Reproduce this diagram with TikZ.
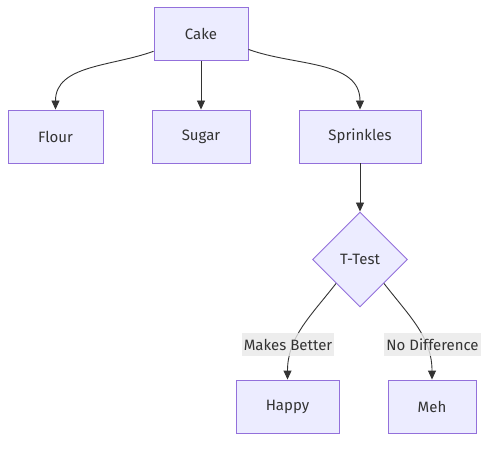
\documentclass[tikz,border=0pt]{standalone}
\usepackage{fontspec}
\setmainfont{Fira Sans}
\usepackage{tikz}
\usepackage{xcolor}
\usetikzlibrary{arrows.meta, shapes.geometric, positioning}
\definecolor{boxFill}{HTML}{ECECFF}
\definecolor{boxLine}{HTML}{9370DB}
\definecolor{edgeLine}{HTML}{333333}
\definecolor{lblFill}{HTML}{E8E8E8}
\tikzstyle{box} = [draw=boxLine, fill=boxFill, line width=0.9pt, rectangle,
   inner xsep=0pt, minimum height=53pt, text=edgeLine,
   font=\fontsize{15}{18}\selectfont]
\tikzstyle{decide} = [draw=boxLine, fill=boxFill, line width=0.9pt, diamond,
   aspect=1, inner sep=0pt, minimum width=95pt, minimum height=95pt,
   text=edgeLine, font=\fontsize{15}{18}\selectfont]
\tikzstyle{edge} = [draw=edgeLine, line width=0.9pt,
   -{Triangle[length=9pt,width=8pt]}]
\tikzstyle{edgeLabel} = [fill=lblFill, fill opacity=0.8, text opacity=1,
   text=edgeLine, inner xsep=2pt, inner ysep=0pt, minimum height=23pt,
   font=\fontsize{15}{18}\selectfont]

\begin{document}
\begin{tikzpicture}[x=1pt, y=1pt]
  \useasboundingbox (0,0) rectangle (497,-449);
  \node[box, minimum width=94pt] (cake) at (201,-34) {Cake};
  \node[box, minimum width=95pt] (flour) at (55.5,-136.5) {Flour};
  \node[box, minimum width=98pt] (sugar) at (201,-136.5) {Sugar};
  \node[box, minimum width=122pt] (sprinkles) at (360,-136.5) {Sprinkles};
  \node[decide] (ttest) at (360,-259.5) {T-Test};
  \node[box, minimum width=103pt] (happy) at (287.5,-406.5) {Happy};
  \node[box, minimum width=88pt] (meh) at (432,-406.5) {Meh};

  % edges out of the cake
  \draw[edge] (cake.200) to[out=200, in=90] (flour.north);
  \draw[edge] (cake) -- (sugar);
  \draw[edge] (cake.-18) to[out=-20, in=90] (sprinkles.north);
  \draw[edge] (sprinkles) -- (ttest);

  % test outcomes, labels go on top of the curves
  \draw[edge] (ttest.south west) to[out=-128, in=90] (happy.north);
  \draw[edge] (ttest.south east) to[out=-52, in=90] (meh.north);
  \node[edgeLabel] (better) at (288,-344.5) {Makes Better};
  \node[edgeLabel] (nodiff) at (432.5,-344.5) {No Difference};
\end{tikzpicture}
\end{document}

==========

**STATED EXERCISE**
Write out the full listing verbatim, excluding its pictures.

**SOLUTION FOR THIS PROBLEM**
Reproduce this diagram with TikZ.
\documentclass[tikz,border=0pt]{standalone}
\usepackage{fontspec}
\setmainfont{Fira Sans}
\usepackage{tikz}
\usepackage{xcolor}
\usetikzlibrary{arrows.meta, shapes.geometric, positioning}
\definecolor{boxFill}{HTML}{ECECFF}
\definecolor{boxLine}{HTML}{9370DB}
\definecolor{edgeLine}{HTML}{333333}
\definecolor{lblFill}{HTML}{E8E8E8}
\tikzstyle{box} = [draw=boxLine, fill=boxFill, line width=0.9pt, rectangle,
   inner xsep=0pt, minimum height=53pt, text=edgeLine,
   font=\fontsize{15}{18}\selectfont]
\tikzstyle{decide} = [draw=boxLine, fill=boxFill, line width=0.9pt, diamond,
   aspect=1, inner sep=0pt, minimum width=95pt, minimum height=95pt,
   text=edgeLine, font=\fontsize{15}{18}\selectfont]
\tikzstyle{edge} = [draw=edgeLine, line width=0.9pt,
   -{Triangle[length=9pt,width=8pt]}]
\tikzstyle{edgeLabel} = [fill=lblFill, fill opacity=0.8, text opacity=1,
   text=edgeLine, inner xsep=2pt, inner ysep=0pt, minimum height=23pt,
   font=\fontsize{15}{18}\selectfont]

\begin{document}
\begin{tikzpicture}[x=1pt, y=1pt]
  \useasboundingbox (0,0) rectangle (497,-449);
  \node[box, minimum width=94pt] (cake) at (201,-34) {Cake};
  \node[box, minimum width=95pt] (flour) at (55.5,-136.5) {Flour};
  \node[box, minimum width=98pt] (sugar) at (201,-136.5) {Sugar};
  \node[box, minimum width=122pt] (sprinkles) at (360,-136.5) {Sprinkles};
  \node[decide] (ttest) at (360,-259.5) {T-Test};
  \node[box, minimum width=103pt] (happy) at (287.5,-406.5) {Happy};
  \node[box, minimum width=88pt] (meh) at (432,-406.5) {Meh};

  % edges out of the cake
  \draw[edge] (cake.200) to[out=200, in=90] (flour.north);
  \draw[edge] (cake) -- (sugar);
  \draw[edge] (cake.-18) to[out=-20, in=90] (sprinkles.north);
  \draw[edge] (sprinkles) -- (ttest);

  % test outcomes, labels go on top of the curves
  \draw[edge] (ttest.south west) to[out=-128, in=90] (happy.north);
  \draw[edge] (ttest.south east) to[out=-52, in=90] (meh.north);
  \node[edgeLabel] (better) at (288,-344.5) {Makes Better};
  \node[edgeLabel] (nodiff) at (432.5,-344.5) {No Difference};
\end{tikzpicture}
\end{document}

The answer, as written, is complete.